Last week, the most significant event in the country was the visit by African Development Bank (AfDB) president, Akinwumi Adesina and former Mozambican president Joaquim Chissano to headline a meeting with Zimbabwe’s debtors and thrash out a solution to the southern African nation’s US$17,5 billion debt.

With the exception of Russia, all the other officials had one message: The country must hold free and fair elections to remove the tag of disputed polls and pariah status that has been attached to Zimbabwe for a greater part of the past two decades.

Adesina said free and fair elections would be important in helping Zimbabwe navigate the debt overhang which has been compounded by protracted defaults and penalties.

The AfDB, Adesina said, wanted to curate the process of helping the country clear its debt overhang, which has meant that it has been unable to access any new funding.

He was very blunt about what is required: “A lot depends on this coming election I am sure the government is fully aware of that.”

The polls, he said, must be free, fair, inclusive, transparent as should the electoral processes as a whole.

Who will our leaders listen to?
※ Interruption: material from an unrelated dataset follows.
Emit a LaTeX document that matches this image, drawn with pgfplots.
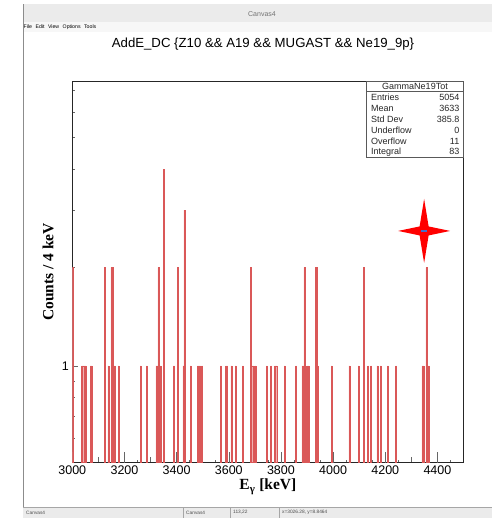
\documentclass[border=0pt]{standalone}
\usepackage{fontspec}
\setmainfont{Liberation Sans}
\newfontfamily\tnr{Liberation Serif}
\usepackage{pgfplots}
\usepackage{pgfplotstable}
\pgfplotsset{compat=1.18}

\definecolor{rootred}{RGB}{218,88,88}
\definecolor{rootpink}{RGB}{240,178,178}
\definecolor{starblue}{RGB}{70,110,200}

% 4-point red star (ROOT marker drawn on the canvas)
\pgfdeclareplotmark{rstar}{%
  \pgfsetfillcolor{red}%
  \pgfpathmoveto{\pgfpoint{26pt}{0pt}}%
  \pgfpathlineto{\pgfpoint{4.5pt}{4.5pt}}%
  \pgfpathlineto{\pgfpoint{0pt}{32pt}}%
  \pgfpathlineto{\pgfpoint{-4.5pt}{4.5pt}}%
  \pgfpathlineto{\pgfpoint{-26pt}{0pt}}%
  \pgfpathlineto{\pgfpoint{-4.5pt}{-4.5pt}}%
  \pgfpathlineto{\pgfpoint{0pt}{-32pt}}%
  \pgfpathlineto{\pgfpoint{4.5pt}{-4.5pt}}%
  \pgfpathclose
  \pgfusepathqfill
  \pgfsetfillcolor{starblue}%
  \pgfpathrectangle{\pgfpoint{-3pt}{-0.8pt}}{\pgfpoint{6pt}{1.6pt}}%
  \pgfusepathqfill
}

% non-empty 4 keV bins (bin centre, counts)
\pgfplotstableread{
E N
3002 2
3038 1
3042 1
3046 1
3050 1
3070 1
3074 1
3126 2
3138 1
3150 2
3154 2
3162 1
3178 1
3262 1
3286 1
3322 1
3326 1
3330 2
3334 1
3338 1
3350 4
3390 1
3406 2
3426 1
3430 3
3454 1
3482 1
3486 1
3490 1
3498 1
3570 1
3590 1
3594 1
3610 1
3626 1
3654 1
3686 2
3690 1
3694 1
3702 1
3746 1
3762 1
3778 1
3782 1
3814 1
3858 1
3882 1
3886 1
3890 2
3894 1
3902 1
3906 1
3934 2
3938 2
3942 1
3994 1
4062 1
4098 1
4118 2
4134 1
4146 1
4170 1
4182 1
4210 1
4242 1
4342 1
4346 1
4358 2
4366 1
}\hdata

\begin{document}
\begin{tikzpicture}[x=1pt,y=1pt]
% canvas window
\fill[white] (0,0) rectangle (492,522);
\fill[black!8] (23,500) rectangle (492,518);
\draw[black!25] (23,500) -- (492,500);
\fill[black!3] (23,490) rectangle (492,500);
\node[font=\fontsize{7}{8}\selectfont, text=black!55] at (262,508) {Canvas4};
\node[font=\fontsize{5.2}{6}\selectfont, anchor=west, inner sep=0pt] at (23.5,495)
  {File\hspace{3.5pt}Edit\hspace{3.5pt}View\hspace{3.5pt}Options\hspace{3.5pt}Tools};
\draw[black!45] (23,4) -- (23,518);
\fill[black!8] (23,4) rectangle (492,15);
\draw[black!35] (23,15) -- (492,15);
\foreach \xs in {183,230,279} \draw[black!35] (\xs,4) -- (\xs,15);
\begin{scope}[font=\fontsize{4.8}{5}\selectfont, text=black!70, anchor=west, inner sep=0pt]
\node at (26,9.5) {Canvas4};
\node at (186,9.5) {Canvas4};
\node at (233,9.5) {113,22};
\node at (282,9.5) {x=3026.28, y=8.8464};
\end{scope}

\begin{axis}[
  at={(72.3pt,59.5pt)}, anchor=south west,
  scale only axis, width=391.2pt, height=381pt,
  xmin=3000, xmax=4500,
  ymode=log, ymin=0.506, ymax=7.43,
  log origin y=infty,
  tick pos=left,
  axis line style={black!85, line width=0.6pt},
  tick style={black!60, line width=0.5pt},
  major tick length=6pt, minor tick length=3pt,
  xtick={3000,3100,...,4500},
  xticklabels={3000,,3200,,3400,,3600,,3800,,4000,,4200,,4400,},
  minor xtick={3050,3150,...,4450},
  extra x ticks={3000,3200,...,4400},
  extra x tick labels={},
  extra x tick style={major tick length=11pt},
  ytick={1}, yticklabels={1},
  minor ytick={0.6,0.7,0.8,0.9,2,3,4,5,6,7},
  tick label style={font=\fontsize{12.5}{14}\selectfont},
  title={AddE\_DC \{Z10 \&\& A19 \&\& MUGAST \&\& Ne19\_9p\}},
  title style={font=\fontsize{13.2}{15}\selectfont, at={(axis description cs:0.4875,1.083)}, anchor=center},
  xlabel={\tnr\bfseries E\textsubscript{γ} [keV]},
  xlabel style={font=\fontsize{15.5}{17}\selectfont, at={(axis description cs:0.5,-0.072)}, anchor=base},
  ylabel={\tnr\bfseries Counts / 4 keV},
  ylabel style={font=\fontsize{15.5}{17}\selectfont, at={(axis description cs:-0.062,0.5)}, anchor=center},
]
\addplot[ybar, bar width=4, bar shift=0pt, draw=rootred, fill=rootpink, line width=0.5pt]
  table[x=E, y=N]{\hdata};
\addplot[only marks, mark=rstar] coordinates {(4349,2.59)};
\end{axis}

% statistics box
\draw[black!65, fill=white, line width=0.5pt] (366,364.3) rectangle (463.5,440.5);
\draw[black!65, line width=0.5pt] (366,430.3) -- (463.5,430.3);
\begin{scope}[font=\fontsize{9}{10}\selectfont, text=black!85, inner sep=0pt]
\node[anchor=base] at (415,432.5) {GammaNe19Tot};
\node[anchor=base west] at (371,421.3) {Entries};
\node[anchor=base east] at (459.5,421.3) {5054};
\node[anchor=base west] at (371,410) {Mean};
\node[anchor=base east] at (459.5,410) {3633};
\node[anchor=base west] at (371,399) {Std Dev};
\node[anchor=base east] at (459.5,399) {385.8};
\node[anchor=base west] at (371,388) {Underflow};
\node[anchor=base east] at (459.5,388) {0};
\node[anchor=base west] at (371,377.3) {Overflow};
\node[anchor=base east] at (459.5,377.3) {11};
\node[anchor=base west] at (371,367.3) {Integral};
\node[anchor=base east] at (459.5,367.3) {83};
\end{scope}
\end{tikzpicture}
\end{document}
The call by Equatorial Guinea’s leader Teodoro Obiang Nguema Mbasogo for President Emmerson Mnangagwa to use his incumbency to hold on to power by any means necessary, or be the statesman who puts his people first by prioritising free and fair elections that guarantee better prospects for the country?

Events in the past two weeks show that Zimbabwe matters globally, and our leaders must act responsibly because they will be held to account.

As Chissano said, it is time Zimbabwe starts behaving like a mature democracy.